Bridgel is currently a full-time student in her third year at Nanyang Technological University’s School of Art, Design and Media (ADM), majoring in Interactive Media. She is an aspiring artist and designer who has experience in a range of skills, such as digital illustration, interactive installations, motion graphics and coding.
Bridgel’s background is as a digital illustrator, as she has loved drawing all her life and created her own comics as a hobby before enrolling as an art student. Since coming to ADM, she has also found a passion in installation art and gained experience in different fields relating to art, design and media.

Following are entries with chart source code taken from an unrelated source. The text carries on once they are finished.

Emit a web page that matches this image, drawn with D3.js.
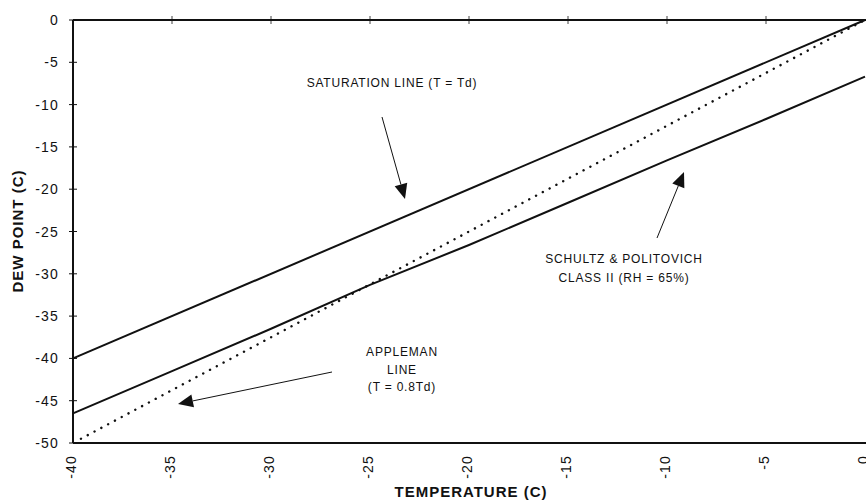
<!DOCTYPE html>
<meta charset="UTF-8">
<style>
  body { margin: 0; background: #fff; }
  text { font-family: Arial, "Liberation Sans", Helvetica, sans-serif; fill: #111; }
  .tick-label { font-size: 14px; letter-spacing: 1.2px; }
  .axis-title { font-size: 15px; font-weight: bold; letter-spacing: 1px; }
  .note { font-size: 12px; letter-spacing: 0.8px; }
</style>
<body>
<div class="chart"></div>
<script src="https://d3js.org/d3.v7.min.js"></script>
<script>
// temperature (C) along x, dew point (C) along y
var temps = [-40, -35, -30, -25, -20, -15, -10, -5, 0];
var dewTicks = [0, -5, -10, -15, -20, -25, -30, -35, -40, -45, -50];

// saturation line T = Td
var satTemp = [-40, 0];
var satDew = [-40, 0];
// Schultz & Politovich class II (RH = 65%)
var schTemp = [-40, -35, -30, -25, -20, -15, -10, -5, 0];
var schDew = [-46.5, -41.5, -36.5, -31.3, -26.6, -21.6, -16.6, -11.7, -6.7];
// Appleman line T = 0.8Td
var appTemp = [-39.6, 0];
var appDew = [-49.5, 0];

// annotation texts
var satLabel = ["SATURATION LINE (T = Td)"];
var schLabel = ["SCHULTZ & POLITOVICH", "CLASS II (RH = 65%)"];
var appLabel = ["APPLEMAN", "LINE", "(T = 0.8Td)"];

var width = 866, height = 502;
var svg = d3.select(".chart").append("svg")
    .attr("width", width)
    .attr("height", height);

var x = d3.scaleLinear().domain([-40, 0]).range([73, 865]);
var y = d3.scaleLinear().domain([-50, 0]).range([443, 20]);

// frame: left axis, top and bottom lines
svg.append("line").attr("x1", x(-40)).attr("x2", x(-40)).attr("y1", y(0)).attr("y2", y(-50))
  .attr("stroke", "#111").attr("stroke-width", 2);
svg.append("line").attr("x1", x(-40)).attr("x2", width).attr("y1", y(0)).attr("y2", y(0))
  .attr("stroke", "#111").attr("stroke-width", 2);
svg.append("line").attr("x1", x(-40)).attr("x2", width).attr("y1", y(-50)).attr("y2", y(-50))
  .attr("stroke", "#111").attr("stroke-width", 2);

// y ticks crossing the axis
svg.selectAll(".ytick").data(dewTicks).enter().append("line")
  .attr("x1", x(-40) - 4).attr("x2", x(-40) + 4)
  .attr("y1", function (d) { return y(d); }).attr("y2", function (d) { return y(d); })
  .attr("stroke", "#111").attr("stroke-width", 1);
svg.selectAll(".ylab").data(dewTicks).enter().append("text")
  .attr("class", "tick-label")
  .attr("x", 59).attr("y", function (d) { return y(d); })
  .attr("dy", "0.36em")
  .attr("text-anchor", "end")
  .text(function (d) { return d; });

// small ticks on the top line
svg.selectAll(".ttick").data(temps.slice(1, -1)).enter().append("line")
  .attr("x1", function (d) { return x(d); }).attr("x2", function (d) { return x(d); })
  .attr("y1", y(0) - 4).attr("y2", y(0) + 4)
  .attr("stroke", "#111").attr("stroke-width", 0.8);

// x labels, rotated
svg.selectAll(".xlab").data(temps).enter().append("text")
  .attr("class", "tick-label")
  .attr("text-anchor", "end")
  .attr("dy", "0.36em")
  .attr("transform", function (d) { return "translate(" + (x(d) - 2) + ",455) rotate(-90)"; })
  .text(function (d) { return d; });

// axis titles
svg.append("text").attr("class", "axis-title")
  .attr("x", 471).attr("y", 497).attr("text-anchor", "middle")
  .text("TEMPERATURE (C)");
svg.append("text").attr("class", "axis-title")
  .attr("text-anchor", "middle")
  .attr("transform", "translate(23,231) rotate(-90)")
  .text("DEW POINT (C)");

// series
var line = d3.line()
  .x(function (d) { return x(d[0]); })
  .y(function (d) { return y(d[1]); });

svg.append("path").datum(d3.zip(satTemp, satDew))
  .attr("d", line).attr("fill", "none").attr("stroke", "#111").attr("stroke-width", 2);
svg.append("path").datum(d3.zip(schTemp, schDew))
  .attr("d", line).attr("fill", "none").attr("stroke", "#111").attr("stroke-width", 2);
svg.append("path").datum(d3.zip(appTemp, appDew))
  .attr("d", line).attr("fill", "none").attr("stroke", "#111").attr("stroke-width", 2.4)
  .attr("stroke-dasharray", "0.1,7.6").attr("stroke-linecap", "round");

// arrows
function arrow(x1, y1, x2, y2) {
  var a = Math.atan2(y2 - y1, x2 - x1), len = 15, hw = 6.5;
  var bx = x2 - len * Math.cos(a), by = y2 - len * Math.sin(a);
  svg.append("line").attr("x1", x1).attr("y1", y1).attr("x2", bx).attr("y2", by)
    .attr("stroke", "#111").attr("stroke-width", 1);
  var pts = [[x2, y2],
    [bx + hw * Math.sin(a), by - hw * Math.cos(a)],
    [bx - hw * Math.sin(a), by + hw * Math.cos(a)]];
  svg.append("polygon").attr("points", pts.map(function (p) { return p.join(","); }).join(" "))
    .attr("fill", "#111");
}
arrow(382, 117, 405, 199);
arrow(657, 238, 684, 172);
arrow(332, 372, 178, 404);

// notes
svg.append("text").attr("class", "note").attr("x", 392).attr("y", 87)
  .attr("text-anchor", "middle").text(satLabel[0]);
svg.selectAll(".sch").data(schLabel).enter().append("text")
  .attr("class", "note").attr("x", 624).attr("y", function (d, i) { return 263 + i * 19; })
  .attr("text-anchor", "middle").text(function (d) { return d; });
svg.selectAll(".app").data(appLabel).enter().append("text")
  .attr("class", "note").attr("x", 402).attr("y", function (d, i) { return 356 + i * 17.5; })
  .attr("text-anchor", "middle").text(function (d) { return d; });
</script>
</body>
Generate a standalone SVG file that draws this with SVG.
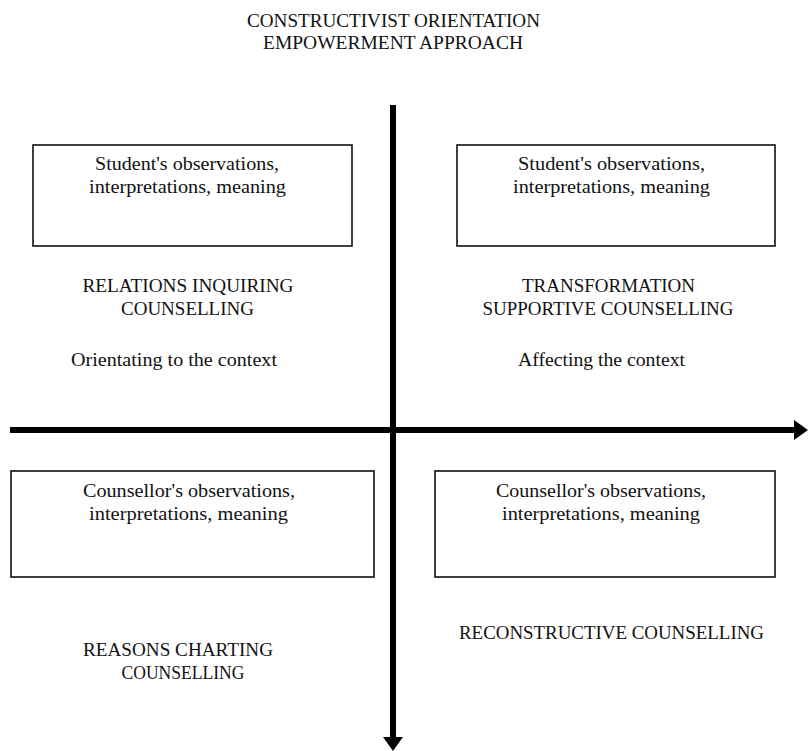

Bridgel is passionate in issues pertaining to society and this can often be seen in her works. She hopes that, through her arts and design practice, she can bring her audience to question their role in society and the state of the world today. As of current times, Bridgel has been fascinated about surveillance and its role as a tool of security or intimidation, and she hopes to explore more on the topic through her future works.
Sample of Work
Inspiration: The Future Laboratory
One of my favourite studios that I draw inspiration from is The Future Laboratory. As suggested by their name their design philosophy is derived from speculative design, meaning that they would design things based on how they speculate the future would be like through their extensive research and observations.
The above project, Food and Drinks Timelines, is one of my favourite projects from them. It is about speculating how food and drinks will be sold and marketed in the future years based on our consumption patterns today, and on possible food shortages and trade agreements.
Since they are not really designing for a client per se but rather they are designing this in order to inform and educate viewers on the possible consequences of their habits, I feel that in a way what they do is an intersection between art and design. For me it really speaks to me because the subjects they touch on are things that I am interested in and care deeply about myself, and I feel that this has the potential to reach out to many people and change their mindset.